Salah seorang peserta diskusi, Son Diamar, menyarankan agar diadakan perubahan Undang-Undang Bank Indonesia agar fungsi intermediasi perbankan bisa lebih berjalan.
Pemerintah juga mempunyai program kredit usaha rakyat (KUR) perikanan untuk membantu pembiayaan. Kementerian Kelautan dan Perikanan telah pula menjalin kerja sama dengan sejumlah bank. Kerja sama dengan BNI, misalnya, ditandatangani pada 27 September 2010. Kerja sama itu, seperti dikutip dalam siaran pers BNI, langsung diwujudkan dengan penandatanganan persetujuan pemberian fasilitas kredit senilai Rp 70 miliar.
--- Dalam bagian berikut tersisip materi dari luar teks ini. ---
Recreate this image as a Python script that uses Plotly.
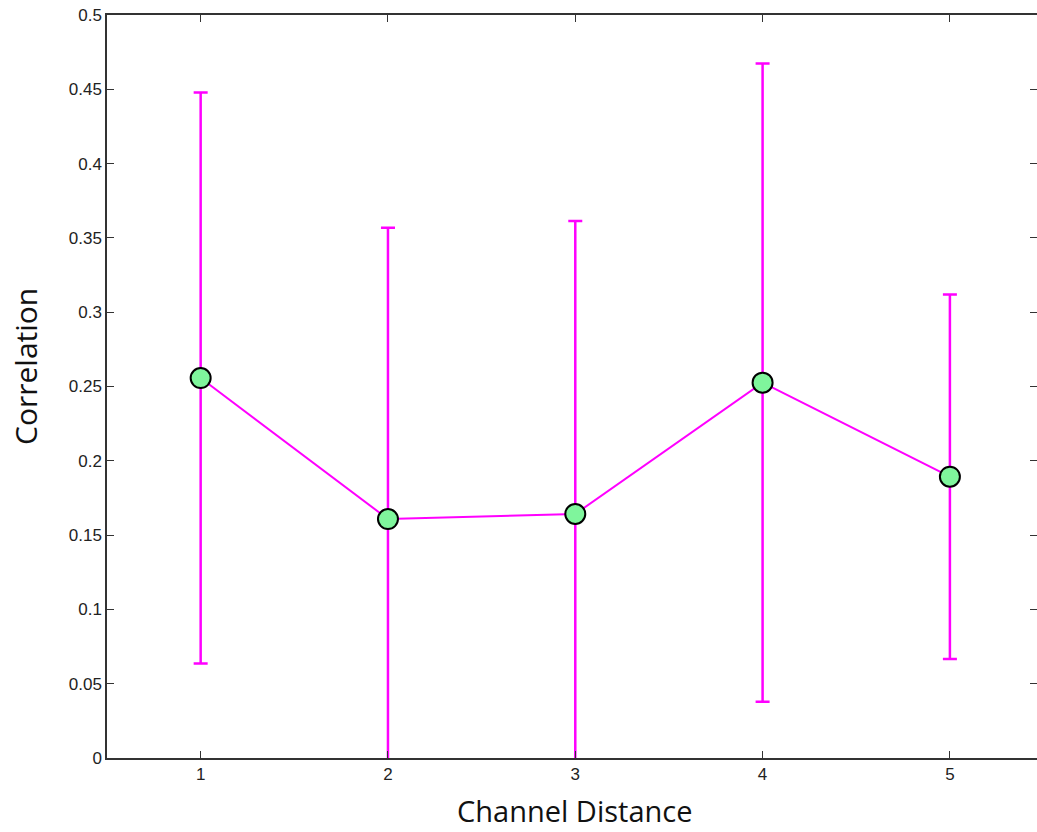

Namun, praktik di lapangan, seperti diamati Rokhmin Dahuri, tidak selalu mulus. ”KUR perikanan itu susah sekali didapatkannya. Selain bunganya tinggi sekali, rakyat kecil enggak bisa pinjam ke bank,” tuturnya.
Arif Satria mengusulkan perlunya menciptakan instrumen lain nonbank. Kalau sekarang Kementerian Pertanian membuat RUU Pembiayaan Pertanian, Kementerian Kelautan dan Perikanan juga perlu mengusulkan RUU Pembiayaan Perikanan. Dengan demikian, nanti ada Lembaga Keuangan Mikro (LKM) di lapangan yang tidak kaku seperti bank.
”LKM harus fleksibel dan adaptif terhadap kepentingan nelayan,” katanya.
Namun, kembalinya perbankan berpihak pada kepentingan tani dan nelayan—sebagaimana tercatat dalam sejarah terbentuknya Republik Indonesia— tetap menjadi harapan.